Example #5 for "Duvall immigrant" shows what it looks like now with S.l. and s.n. in the 260 for the Publisher, Date area. In RDA, it would be [Place of publication not identified] in square brackets and then [publisher not identified] in square brackets.
It would also not have c1977 for the date. Instead it would either have "[1977?]" in brackets, guessing that the publication date is the same as the copyright date or [date of publication not identified]". In either case, the copyright date would appear as a separate element, either using the copyright symbol or spelling out the word "copyright".
One other thing in this record is that in the 300 for Description, "ports" would be "portraits" under RDA.
These all seem like pretty minor things, mostly just cosmetic.
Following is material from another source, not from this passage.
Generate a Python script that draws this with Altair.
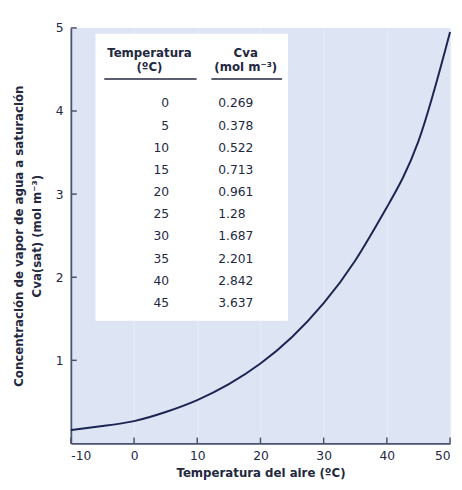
import altair as alt
import pandas as pd

# Curve and table values
curve_t = [-10, -5, 0, 5, 10, 15, 20, 25, 30, 35, 40, 45, 50]
curve_c = [0.16, 0.21, 0.269, 0.378, 0.522, 0.713, 0.961, 1.28, 1.687, 2.201, 2.842, 3.637, 4.95]

table_t = [0, 5, 10, 15, 20, 25, 30, 35, 40, 45]
table_c = ["0.269", "0.378", "0.522", "0.713", "0.961", "1.28", "1.687", "2.201", "2.842", "3.637"]

x_ticks = [-10, 0, 10, 20, 30, 40, 50]
y_ticks = [1, 2, 3, 4, 5]

FONT = "DejaVu Sans"
INK = "#23283f"
AXIS = "#4b5170"
W, H = 386, 423

curve_df = pd.DataFrame({"t": curve_t, "c": curve_c})
table_df = pd.DataFrame({"t": [str(v) for v in table_t], "c": table_c})
xt_df = pd.DataFrame({"v": x_ticks})
yt_df = pd.DataFrame({"v": y_ticks})

xscale = alt.Scale(domain=[-10, 50], nice=False, zero=False)
yscale = alt.Scale(domain=[0, 5], nice=False)

line = alt.Chart(curve_df).mark_line(
    color="#1c2552", strokeWidth=2, interpolate="natural"
).encode(
    x=alt.X("t:Q", scale=xscale,
            axis=alt.Axis(values=x_ticks, title="Temperatura del aire (ºC)",
                          labelExpr="datum.value + ''",
                          grid=True, gridColor="#e6ecf8", gridWidth=1.2,
                          tickSize=0, labelPadding=6, titlePadding=6)),
    y=alt.Y("c:Q", scale=yscale,
            axis=alt.Axis(values=y_ticks, grid=False,
                          title=["Concentración de vapor de agua a saturación",
                                 "Cva(sat) (mol m⁻³)"],
                          tickSize=0, labelPadding=8, titlePadding=12,
                          titleLineHeight=18)),
)

# inward ticks
xticks = alt.Chart(xt_df).mark_rule(color=AXIS, strokeWidth=1.5).encode(
    x=alt.X("v:Q", scale=xscale),
    y=alt.value(H), y2=alt.value(H - 6),
)
yticks = alt.Chart(yt_df).mark_rule(color=AXIS, strokeWidth=1.5).encode(
    y=alt.Y("v:Q", scale=yscale, axis=None),
    x=alt.value(0), x2=alt.value(6),
)

box = alt.Chart(curve_df.head(1)).mark_rect(color="white").encode(
    x=alt.value(25), x2=alt.value(221), y=alt.value(6), y2=alt.value(298)
)

hdr_style = dict(font=FONT, fontSize=12, fontWeight="bold", color=INK,
                 align="center", baseline="middle")
one = curve_df.head(1)
hdr = alt.layer(
    alt.Chart(one).mark_text(text="Temperatura", **hdr_style).encode(
        x=alt.value(80), y=alt.value(26)),
    alt.Chart(one).mark_text(text="(ºC)", **hdr_style).encode(
        x=alt.value(80), y=alt.value(40)),
    alt.Chart(one).mark_text(text="Cva", **hdr_style).encode(
        x=alt.value(178), y=alt.value(26)),
    alt.Chart(one).mark_text(text="(mol m⁻³)", **hdr_style).encode(
        x=alt.value(178), y=alt.value(40)),
    alt.Chart(one).mark_rule(color=INK, strokeWidth=1.3).encode(
        x=alt.value(34), x2=alt.value(128), y=alt.value(52)),
    alt.Chart(one).mark_rule(color=INK, strokeWidth=1.3).encode(
        x=alt.value(143), x2=alt.value(215), y=alt.value(52)),
)

rowscale = alt.Scale(type="point", domain=[str(v) for v in table_t], range=[77, 280], padding=0)
col_t = alt.Chart(table_df).mark_text(
    font=FONT, fontSize=12.5, color=INK, align="right", baseline="middle"
).encode(
    y=alt.Y("t:O", scale=rowscale, axis=None),
    x=alt.value(100), text="t:N",
)
col_c = alt.Chart(table_df).mark_text(
    font=FONT, fontSize=12.5, color=INK, align="left", baseline="middle"
).encode(
    y=alt.Y("t:O", scale=rowscale, axis=None),
    x=alt.value(150), text="c:N",
)

chart = alt.layer(
    line, box, hdr, col_t, col_c, xticks, yticks
).resolve_scale(y="independent").properties(
    width=W, height=H,
    padding={"left": 64, "top": 16, "right": 4, "bottom": 36},
    autosize="none",
    background="white",
).configure_view(
    fill="#dde5f4", stroke=None
).configure_axis(
    domainColor=AXIS, domainWidth=1.8,
    labelFont=FONT, labelFontSize=12.5, labelColor=INK, labelFontWeight="normal",
    titleFont=FONT, titleFontSize=12, titleColor=INK, titleFontWeight="bold",
)

chart.save("out.html", embed_options={"renderer": "svg", "actions": False})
I doubt whether most customers will even notice the differences. So why is there so much concern about RDA implementation?
I think one reason is that under RDA, a number of headings are going to be different. By heading, I mean the official form of a name or a uniform title which is used in the record so that all the works by that person or corporate body or all of the works which have been given that uniform title will be gathered together.
One major group of headings that will be different is for Bible. Now, for example, if you are looking for a book about Matthew, which is in the New Testament, you would look under Bible. N.T. Matthew. In RDA, you will just look under Bible. Matthew.
Example #6 for "Exposition of the Gospel according to Matthew" shows how it looks now in the 630 for Subjects. Under RDA, the N.T. will not be in the heading. It will just be Bible. Matthew -- Commentaries.
If a book is only about the Old Testament or the New Testament, instead of looking under Bible. O.T. or Bible. N.T. as you would now, in RDA you will look under Bible. Old Testament or Bible. New Testament.
Example #7 for "Forged : writing in the name of God" shows 4 subjects under "Bible. N.T." in the 630s. Under RDA, each one of these will have "New Testament" in the middle of the heading instead of "N.T."
Another major group that will be different under RDA is for corporate bodies that include the word "Department".
This can be seen in Example #8 for "Washington Department of Ecology publications". If you look at the 710, which is an added entry for a corporate body, you can see that Dept. is abbreviated. In RDA, that would be spelled out in full.
These are the kinds of changes that we will be seeing in the next few months, but the real change is going to be when we migrate from MARC to whatever the new bibliographic framework is.
When we look at the Librarian's View in Polaris, what we see with all the numbers on the left is a version of the MARC record. We have been using MARC since the early 70s for creating and sharing bibliographic records.
The problem is that no one outside of libraries can use our data. People can't just do a Google search and discover that there is a book in their local library on the very topic that they're looking for.
They have to know to go to the library's website and search there in order to find library resources. In order to get library information out on the web where everyone can see it and use it, we have to move to a completely different way of managing bibliographic data.
This is what the new bibliographic framework, which I mentioned earlier, will do. Instead of having a single MARC record for each version of a work, there will be many individual statements about a work, all linked together to provide information about the resources that we have in the library.
This is called linked data, and there are a lot of people thinking about how
this is going to work for libraries. I attended the American Library Association
Midwinter Meeting which was here in Seattle in January and there were a number
of meetings where linked data was discussed. At one of the meetings, Sally McCallum,
who is Chief of the Network Development and MARC Standards Office at the Library
of Congress, said, "The change is colossal but it will happen."